VAUGHAN, ON, Aug. 9, 2022 /CNW/ - Recipe Unlimited Corporation ("Recipe" or the "Company") (TSE: RECP) announced today that, based on the unanimous recommendation of a special committee of independent directors (the "Special Committee") of its board of directors (the "Board"), it has entered into a letter of intent with Hamblin Watsa Investment Counsel Ltd., investment manager on behalf of certain affiliates of Fairfax Financial Holdings Limited (collectively, "Fairfax"), in respect of a transaction (the "Proposed Transaction") whereby a newly-formed wholly-owned subsidiary (the "Purchaser") of the buying group comprised of certain affiliates of Fairfax (collectively, the "Buying Group") will acquire all of the multiple voting shares ("MVS") and subordinate voting shares ("SVS", and together with "MVS", the "Shares") in the capital of the Company, other than those Shares owned by Fairfax or its affiliates and a maximum of 4,000,000 MVS owned by Cara Holdings Limited ("CHL"), at a purchase price of $20.73 per Share (the "Offer Price"), payable in cash. The Offer Price represents a 53.4% premium to the closing price on August 8, 2022, and a 59.2% and 58.1% premium to the 30- and 60-trading-day volume weighted average price, respectively, as of the end of trading on August 8, 2022.

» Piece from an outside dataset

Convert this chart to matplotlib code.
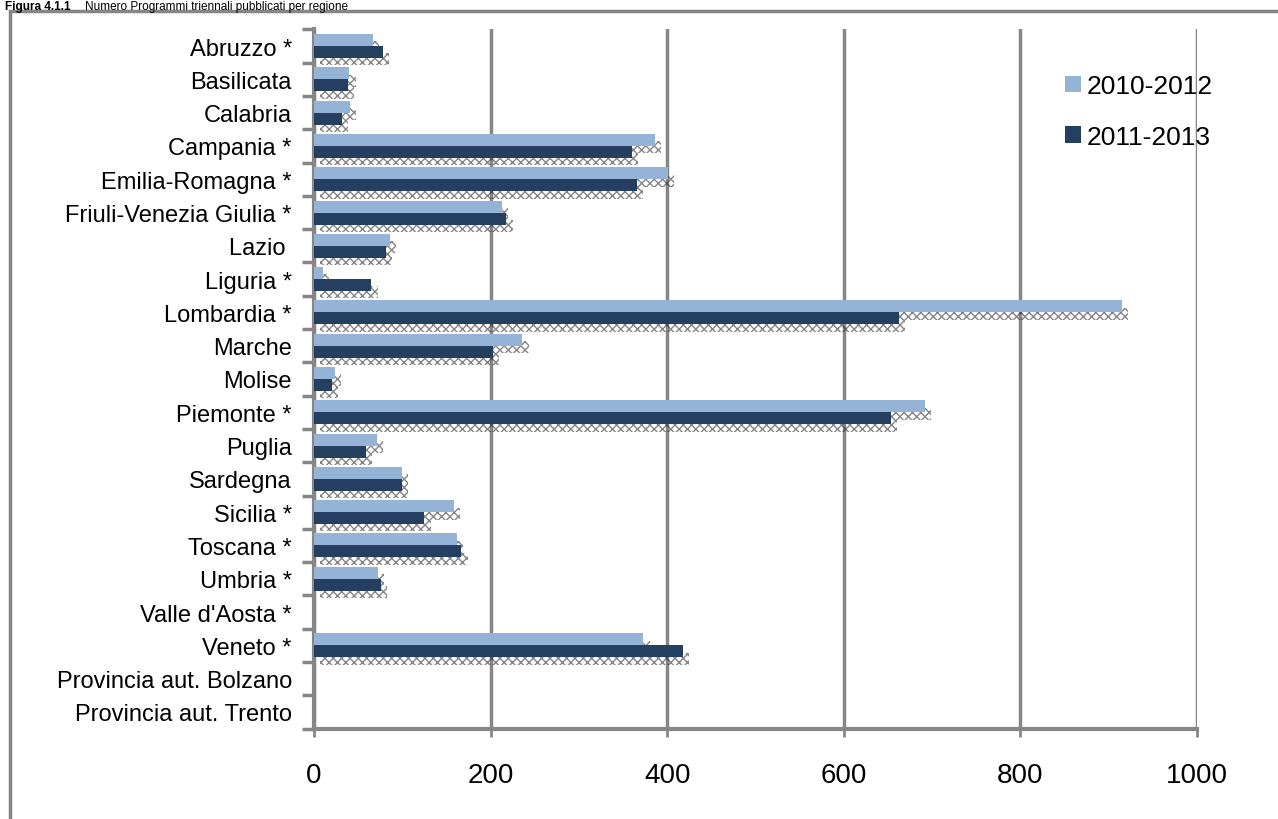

The Board, having received the unanimous recommendation of the Special Committee, determined that pursuing the Proposed Transaction is in the best interests of the Company and subject to negotiating a definitive agreement, the Board intends to recommend that the Company's shareholders vote in favour of the Proposed Transaction at a special meeting of shareholders to be held to approve the Proposed Transaction.
In connection with its review of the Proposed Transaction, the Special Committee retained Greenhill & Co. Canada Ltd. ("Greenhill") to provide financial advice and prepare a formal valuation of the SVS (the "Formal Valuation") to be issued by the Company pursuant to the Proposed Transaction as required under Multilateral Instrument 61-101 – Protection of Minority Security Holders in Special Transactions ("MI 61-101"). Greenhill concluded that, as of August 8, 2022, and subject to the assumptions, limitations and qualifications as set out in the Formal Valuation, that the fair market value of the SVS was in the range of $16.67 to $21.85 per SVS. Greenhill has also provided its opinion (the "Fairness Opinion") to the Special Committee that, as of August 8, 2022, and subject to the assumptions, limitations and qualifications contained therein, the consideration to be received by the holders of SVS (other than the Purchaser or its affiliates) pursuant to the Proposed Transaction is fair, from a financial point of view, to the holders of SVS (other than the Purchaser or its affiliates).
Transaction Details
Pursuant to the terms of the Proposed Transaction, the Purchaser will acquire all of the Shares, other than those Shares owned by Fairfax or its affiliates and a maximum of 4,000,000 MVS owned by CHL, for a purchase price of $20.73 per Share, payable in cash. The Buying Group is comprised of certain affiliates of Fairfax. The Proposed Transaction would be financed by equity proceeds contributed by members of the Buying Group and debt financing, and would not be subject to any financing condition. The consummation of the Proposed Transaction will be subject to conditions customary to transactions of this nature, including, among others, (i) the negotiation and execution of a definitive agreement concerning the Proposed Transaction; (ii) receipt by the Company and the Buying Group of any required regulatory, court and/or stock exchange approvals; and (iii) the approval of the Proposed Transaction at a special meeting of the shareholders of the Company entitled to vote on the Proposed Transaction (including a "majority of the minority" vote of the shareholders excluding for this purpose the votes of Shares held or controlled by persons described in items (a) through (d) of Section 8.1(2) of MI 61-101).
Recipe expects to hold a special meeting (the "Special Meeting") of Recipe's shareholders to approve the Proposed Transaction following execution of the definitive agreement. The Proposed Transaction is expected to close in the last quarter of 2022, subject to shareholder and regulatory approvals and other customary closing conditions. The terms and conditions of the Proposed Transaction will be disclosed in greater detail in a management information circular for the Special Meeting that is expected to be mailed to Recipe's shareholders following the execution of the definitive agreement for the Proposed Transaction. Copies of the definitive agreement and of the management information circular for the Special Meeting will be filed with Canadian securities regulators and will be available on the SEDAR profile of Recipe at www.sedar.com. Recipe's shareholders are urged to read those and other relevant materials when they become available.
There can be no assurance that Recipe and Buying Group will enter into a definitive agreement for the Proposed Transaction or that the Proposed Transaction will occur as proposed or at all.